It's official! I got my bib number, corral information and start time today. The best news I found out is that I get to run on the top level of the bridge leaving Staten Island. This is crucial because nervous runners will stop and pee while on the bridge and it hits the runners below (this may be runner rumor but I didn't want to find out) and it is way more picturesque to be on the top level! YAY! It is starting to get crazy around here.
AND I am only ~$75 away from raising $6000 for Inheritance of Hope!
This whole process has been crazy wonderful from start to finish and I really hope I get to do it again. It is thrilling and I find myself overwhelmed with thankfulness from top to bottom. Everyday that I go run, I can't believe that I am able to do it.
It sounds weird, but I haven't missed a single workout on my plan so far and I have no idea how that has happened except by grace. I didn't even do that in college when I was playing soccer! Every day that I knock off another workout, I literally stand amazed that I just completed what was asked of me.

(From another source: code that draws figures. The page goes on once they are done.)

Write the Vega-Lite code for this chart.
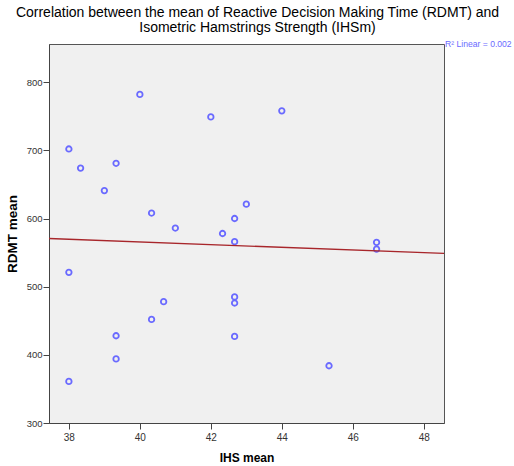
{
  "$schema": "https://vega.github.io/schema/vega-lite/v6.json",
  "autosize": {"type": "none"},
  "padding": {"left": 49, "top": 44, "right": 70, "bottom": 43},
  "width": 395,
  "height": 379,
  "background": "white",
  "config": {
    "font": "Liberation Sans",
    "view": {"fill": "#f0f0f0", "stroke": "#555555", "strokeWidth": 1}
  },
  "title": {
    "text": ["Correlation between the mean of Reactive Decision Making Time (RDMT) and", "Isometric Hamstrings Strength (IHSm)"],
    "font": "Liberation Sans",
    "fontSize": 14,
    "fontWeight": "normal",
    "color": "#000000",
    "lineHeight": 15,
    "anchor": "middle",
    "dx": 11,
    "offset": 5
  },
  "data": {
    "values": [
      {"IHS": 38.0, "RDMT": 702},
      {"IHS": 38.33, "RDMT": 674},
      {"IHS": 39.0, "RDMT": 641},
      {"IHS": 39.33, "RDMT": 681},
      {"IHS": 38.0, "RDMT": 521},
      {"IHS": 39.33, "RDMT": 428},
      {"IHS": 39.33, "RDMT": 394},
      {"IHS": 38.0, "RDMT": 361},
      {"IHS": 40.0, "RDMT": 782},
      {"IHS": 42.0, "RDMT": 749},
      {"IHS": 40.33, "RDMT": 608},
      {"IHS": 41.0, "RDMT": 586},
      {"IHS": 43.0, "RDMT": 621},
      {"IHS": 42.67, "RDMT": 600},
      {"IHS": 42.33, "RDMT": 578},
      {"IHS": 42.67, "RDMT": 566},
      {"IHS": 44.0, "RDMT": 758},
      {"IHS": 46.67, "RDMT": 565},
      {"IHS": 46.67, "RDMT": 555},
      {"IHS": 40.67, "RDMT": 478},
      {"IHS": 40.33, "RDMT": 452},
      {"IHS": 42.67, "RDMT": 485},
      {"IHS": 42.67, "RDMT": 476},
      {"IHS": 42.67, "RDMT": 427},
      {"IHS": 45.33, "RDMT": 384}
    ]
  },
  "layer": [
    {
      "mark": {"type": "point", "shape": "circle", "filled": false, "color": "#6a6aff", "strokeWidth": 1.8, "size": 30, "opacity": 1},
      "encoding": {
        "x": {
          "field": "IHS", "type": "quantitative",
          "scale": {"domain": [37.44, 48.57], "nice": false, "zero": false},
          "axis": {
            "title": "IHS mean", "values": [38, 40, 42, 44, 46, 48], "grid": false,
            "domainColor": "#444444", "tickColor": "#444444", "tickSize": 6,
            "labelFont": "Liberation Sans", "labelFontSize": 10, "labelColor": "#333333", "labelPadding": 3,
            "titleFont": "Liberation Sans", "titleFontSize": 12, "titleFontWeight": "bold", "titleColor": "#000000", "titlePadding": 10
          }
        },
        "y": {
          "field": "RDMT", "type": "quantitative",
          "scale": {"domain": [300, 856], "nice": false, "zero": false},
          "axis": {
            "title": "RDMT mean", "values": [300, 400, 500, 600, 700, 800], "grid": false,
            "domainColor": "#444444", "tickColor": "#444444", "tickSize": 6,
            "labelFont": "Liberation Sans", "labelFontSize": 9.5, "labelColor": "#333333", "labelPadding": 1,
            "titleFont": "Liberation Sans", "titleFontSize": 13.5, "titleFontWeight": "bold", "titleColor": "#000000", "titlePadding": 7
          }
        }
      }
    },
    {
      "transform": [{"regression": "RDMT", "on": "IHS", "extent": [37.44, 48.57]}],
      "mark": {"type": "line", "color": "#a8262b", "strokeWidth": 1.3, "clip": true},
      "encoding": {
        "x": {"field": "IHS", "type": "quantitative"},
        "y": {"field": "RDMT", "type": "quantitative"}
      }
    },
    {
      "data": {"values": [{"label": "R² Linear = 0.002", "xpos": 48.57, "ypos": 856}]},
      "mark": {"type": "text", "align": "left", "baseline": "middle", "color": "#6a6aff", "font": "Liberation Sans", "fontSize": 8.6, "dx": 1, "dy": 0},
      "encoding": {
        "x": {"field": "xpos", "type": "quantitative"},
        "y": {"field": "ypos", "type": "quantitative"},
        "text": {"field": "label"}
      }
    }
  ]
}
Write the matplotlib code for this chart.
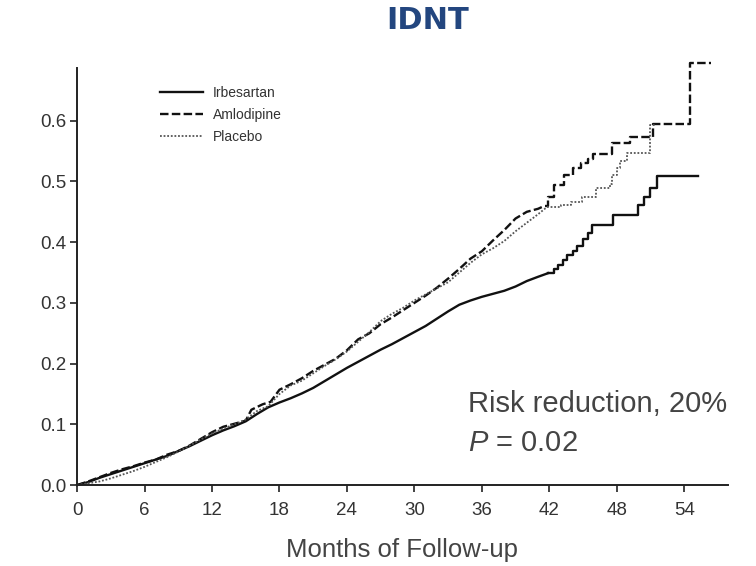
import matplotlib
matplotlib.use("Agg")
import matplotlib.pyplot as plt

plt.rcParams['font.family'] = ['Liberation Sans', 'DejaVu Sans']
plt.rcParams['mathtext.fontset'] = 'custom'
plt.rcParams['mathtext.rm'] = 'Liberation Sans'
plt.rcParams['mathtext.it'] = 'Liberation Sans:italic'

# cumulative event proportion by month of follow-up
irb_months = [0, 1, 2, 3, 4, 5, 6, 7, 8, 9, 10, 11, 12, 13, 14, 15, 16, 17, 18,
              19, 20, 21, 22, 23, 24, 25, 26, 27, 28, 29, 30, 31, 32, 33, 34, 35,
              36, 37, 38, 39, 40, 41, 41.9, 42.4, 42.8, 43.2, 43.6, 44.1, 44.5,
              45.0, 45.4, 45.8, 47.7, 49.9, 50.4, 51.0, 51.6, 55.2]
irb_values = [0, 0.005, 0.012, 0.018, 0.024, 0.030, 0.036, 0.042, 0.048, 0.056,
              0.064, 0.073, 0.082, 0.090, 0.097, 0.105, 0.117, 0.128, 0.136,
              0.143, 0.151, 0.160, 0.171, 0.182, 0.193, 0.203, 0.213, 0.223,
              0.232, 0.242, 0.252, 0.262, 0.274, 0.286, 0.297, 0.304, 0.310,
              0.315, 0.320, 0.327, 0.336, 0.343, 0.349, 0.356, 0.362, 0.371,
              0.379, 0.386, 0.393, 0.405, 0.415, 0.428, 0.445, 0.462, 0.475,
              0.489, 0.509, 0.509]

aml_months = [0, 1, 2, 3, 4, 5, 6, 7, 8, 9, 10, 11, 12, 13, 14, 15, 15.5, 16.5,
              17.2, 18, 19, 20, 21, 22, 23, 24, 25, 26, 27, 28, 29, 30, 31, 32,
              33, 34, 35, 36, 37, 38, 39, 40, 41, 41.6, 41.9, 42.4, 43.3, 44.1,
              44.8, 45.4, 45.9, 47.6, 49.2, 51.2, 54.5, 56.4]
aml_values = [0, 0.006, 0.013, 0.020, 0.026, 0.031, 0.037, 0.042, 0.050, 0.056,
              0.065, 0.076, 0.087, 0.096, 0.101, 0.106, 0.124, 0.133, 0.137,
              0.157, 0.166, 0.176, 0.188, 0.198, 0.208, 0.222, 0.240, 0.250,
              0.265, 0.276, 0.288, 0.300, 0.312, 0.325, 0.340, 0.356, 0.373,
              0.385, 0.403, 0.420, 0.439, 0.450, 0.455, 0.460, 0.475, 0.494,
              0.511, 0.522, 0.530, 0.537, 0.545, 0.563, 0.573, 0.595, 0.695,
              0.695]

pla_months = [0, 1, 2, 3, 4, 5, 6, 7, 8, 9, 10, 11, 12, 13, 14, 15, 16, 17, 18,
              19, 20, 21, 22, 23, 24, 25, 26, 27, 28, 29, 30, 31, 32, 33, 34, 35,
              36, 37, 38, 39, 40, 41, 41.8, 43.0, 43.9, 44.9, 46.2, 47.4, 47.6,
              48.0, 48.3, 48.9, 51.0, 51.5]
pla_values = [0, 0.003, 0.006, 0.011, 0.017, 0.023, 0.030, 0.038, 0.046, 0.055,
              0.065, 0.075, 0.085, 0.093, 0.100, 0.108, 0.122, 0.130, 0.150,
              0.164, 0.172, 0.184, 0.196, 0.207, 0.220, 0.236, 0.252, 0.270,
              0.282, 0.292, 0.304, 0.314, 0.324, 0.334, 0.350, 0.366, 0.380,
              0.390, 0.402, 0.418, 0.432, 0.446, 0.458, 0.461, 0.466, 0.475,
              0.489, 0.496, 0.510, 0.522, 0.533, 0.547, 0.593, 0.593]

x_ticks = [0, 6, 12, 18, 24, 30, 36, 42, 48, 54]
y_ticks = [0.0, 0.1, 0.2, 0.3, 0.4, 0.5, 0.6]

fig = plt.figure(figsize=(7.56, 5.66), dpi=100)
ax = fig.add_axes([0.102, 0.143, 0.861, 0.737])


def draw_curve(months, values, label, **style):
    # dense early follow-up drawn as a line, sparse tail as a staircase
    k = next(i for i, m in enumerate(months) if m >= 41.5)
    ax.plot(months[:k + 1], values[:k + 1], clip_on=False, **style)
    ax.plot(months[k:], values[k:], drawstyle='steps-post', clip_on=False,
            label=label, **style)


draw_curve(irb_months, irb_values, 'Irbesartan', color='#111111', lw=1.7)
draw_curve(aml_months, aml_values, 'Amlodipine', color='#111111', lw=1.7,
           dashes=(3.6, 1.4))
draw_curve(pla_months, pla_values, 'Placebo', color='#555555', lw=1.3,
           linestyle=(0, (1, 1)))

ax.set_xlim(0, 57.9)
ax.set_ylim(0, 0.687)
ax.set_xticks(x_ticks)
ax.set_yticks(y_ticks)
ax.set_yticklabels([f"{v:.1f}" for v in y_ticks])

for side in ['top', 'right']:
    ax.spines[side].set_visible(False)
for side in ['left', 'bottom']:
    ax.spines[side].set_linewidth(1.4)
    ax.spines[side].set_color('#222222')
ax.tick_params(direction='out', length=5, width=1.2, color='#222222',
               labelsize=13.5, labelcolor='#333333')
ax.tick_params(axis='y', pad=3)
ax.tick_params(axis='x', pad=7)

leg = ax.legend(loc='upper left', bbox_to_anchor=(0.1275, 0.956),
                frameon=False, fontsize=10, handlelength=3.1,
                handletextpad=0.7, labelspacing=0.55, borderpad=0,
                borderaxespad=0)
for t in leg.get_texts():
    t.set_color('#333333')

fig.text(0.565, 0.964, 'IDNT', family='DejaVu Sans', weight='bold',
         fontsize=22, color='#23467f', ha='center', va='center')
fig.text(0.532, 0.028, 'Months of Follow-up', fontsize=18.5, color='#444444',
         ha='center', va='center')
fig.text(0.619, 0.286, 'Risk reduction, 20%', fontsize=21, color='#444444',
         ha='left', va='center')
fig.text(0.619, 0.217, r'$P$ = 0.02', fontsize=21, color='#444444',
         ha='left', va='center')

fig.savefig('out.png', dpi=100)
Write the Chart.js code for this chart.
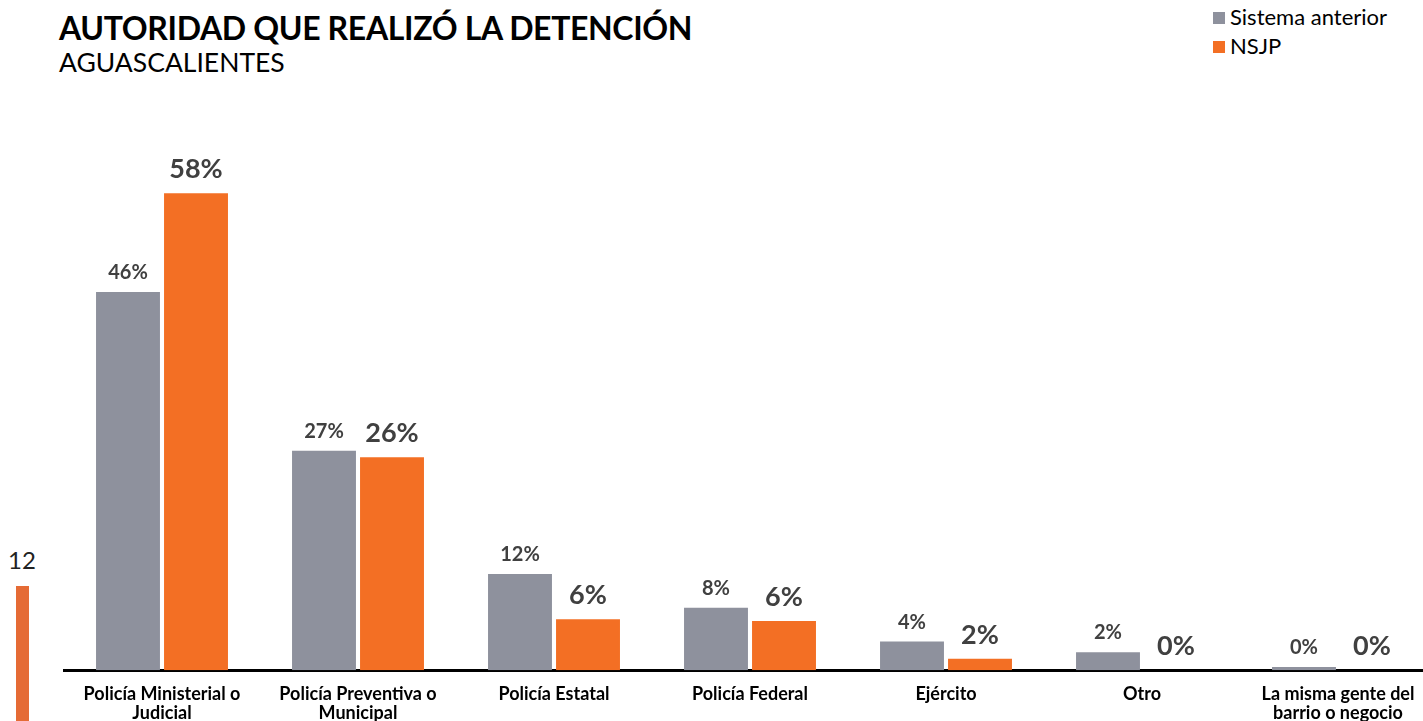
<!DOCTYPE html>
<html>
<head>
<meta charset="utf-8">
<script src="https://cdn.jsdelivr.net/npm/chart.js@4"></script>
<style>
  html, body { margin: 0; padding: 0; background: #fff; overflow: hidden; width: 1423px; height: 721px; }
  body { position: relative; font-family: Lato, sans-serif; }
  #title { position: absolute; left: 59px; top: 8px; font-size: 32px; font-weight: 700; color: #000; letter-spacing: -0.35px; }
  #subtitle { position: absolute; left: 59px; top: 46px; font-size: 26.5px; color: #000; }
  .legend { position: absolute; left: 1213px; font-size: 22px; color: #000; }
  .legend span { display: inline-block; width: 12px; height: 12px; margin-right: 5px; vertical-align: 1px; }
  #page { position: absolute; left: 8px; top: 545px; font-size: 24px; color: #222; }
  #pagebar { position: absolute; left: 16px; top: 586px; width: 13px; height: 140px; background: #e56b35; }
  #wrap { position: absolute; left: 0; top: 0; width: 1440px; height: 765px; }
</style>
</head>
<body>
<div id="title">AUTORIDAD QUE REALIZÓ LA DETENCIÓN</div>
<div id="subtitle">AGUASCALIENTES</div>
<div class="legend" style="top:3px"><span style="background:#8e919d"></span>Sistema anterior</div>
<div class="legend" style="top:32px"><span style="background:#f36f24"></span>NSJP</div>
<div id="page">12</div>
<div id="pagebar"></div>
<div id="wrap"><canvas id="chart"></canvas></div>
<script>
const categories = [
  ["Policía Ministerial o", "Judicial"],
  ["Policía Preventiva o", "Municipal"],
  "Policía Estatal",
  "Policía Federal",
  "Ejército",
  "Otro",
  ["La misma gente del", "barrio o negocio"]
];
const sistemaAnterior = [46, 26.7, 11.7, 7.6, 3.5, 2.2, 0.4];
const nsjp = [58, 25.9, 6.2, 6, 1.4, 0, 0];
const sistemaLabels = ["46%", "27%", "12%", "8%", "4%", "2%", "0%"];
const nsjpLabels = ["58%", "26%", "6%", "6%", "2%", "0%", "0%"];

const valueLabels = {
  id: 'valueLabels',
  afterDatasetsDraw(chart) {
    const ctx = chart.ctx;
    chart.data.datasets.forEach((ds, i) => {
      const meta = chart.getDatasetMeta(i);
      meta.data.forEach((bar, j) => {
        ctx.save();
        ctx.fillStyle = '#404040';
        ctx.textAlign = 'center';
        ctx.textBaseline = 'alphabetic';
        ctx.font = i === 0 ? 'bold 20px Lato' : 'bold 27px Lato';
        ctx.fillText(ds.texts[j], bar.x, bar.y - (i === 0 ? 13 : 15));
        ctx.restore();
      });
    });
  }
};

new Chart(document.getElementById('chart'), {
  type: 'bar',
  data: {
    labels: categories,
    datasets: [{
      label: 'Sistema anterior',
      data: sistemaAnterior,
      texts: sistemaLabels,
      backgroundColor: '#8e919d',
      barPercentage: 0.94,
      categoryPercentage: 0.694
    }, {
      label: 'NSJP',
      data: nsjp,
      texts: nsjpLabels,
      backgroundColor: '#f36f24',
      barPercentage: 0.94,
      categoryPercentage: 0.694
    }]
  },
  options: {
    responsive: true,
    maintainAspectRatio: false,
    animation: false,
    layout: { padding: { top: 94.5, left: 64, right: 4, bottom: 36.5 } },
    plugins: { legend: { display: false }, title: { display: false }, tooltip: { enabled: false } },
    scales: {
      x: {
        grid: { display: false },
        border: { display: true, color: '#000', width: 3 },
        ticks: {
          color: '#000',
          padding: 6,
          maxRotation: 0,
          autoSkip: false,
          font: { family: 'Lato', weight: 'bold', size: 18, lineHeight: 1.06 }
        }
      },
      y: { display: false, min: 0, max: 70 }
    }
  },
  plugins: [valueLabels]
});
</script>
</body>
</html>
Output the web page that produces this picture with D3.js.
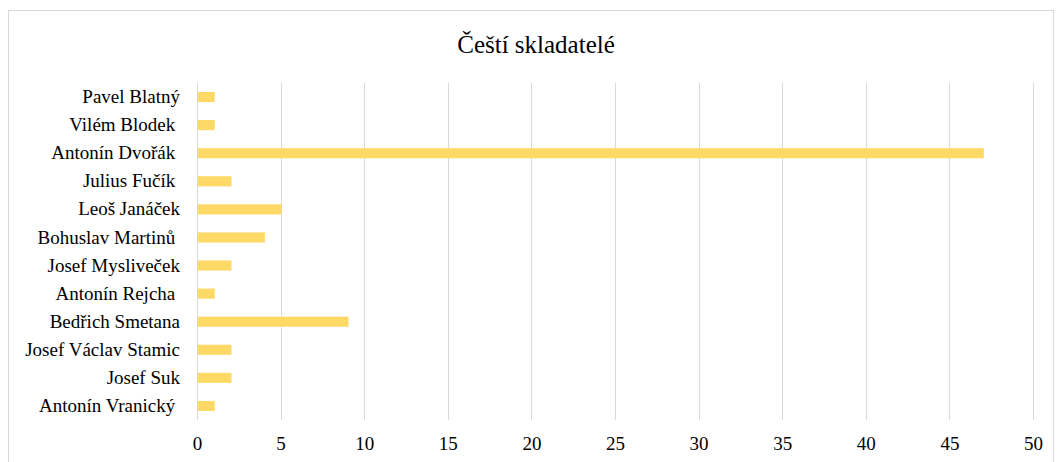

There is a great article in Christianity Today about the rise of charity runners and the author said, "The running path became a kind of church for me. Part small group, part quiet time, part worship, part memory verse practice time (I wore out the verse "I can do all things for Christ who strengthens me"). I wasn't just developing my muscles. I was growing spiritually."
I can easily say the same for me.
I have been so encouraged. Deepened. Thoroughly challenged to become a different person through this process.
I've also noticed that because I'm so tired, I'm actually emotionally available to people where before I might have been more defensive or on the move.
I have time. I'm able to listen and not talk. I cry really easily.
I am already dreading this being over. I am sure I will have post-race depression. Sure of it.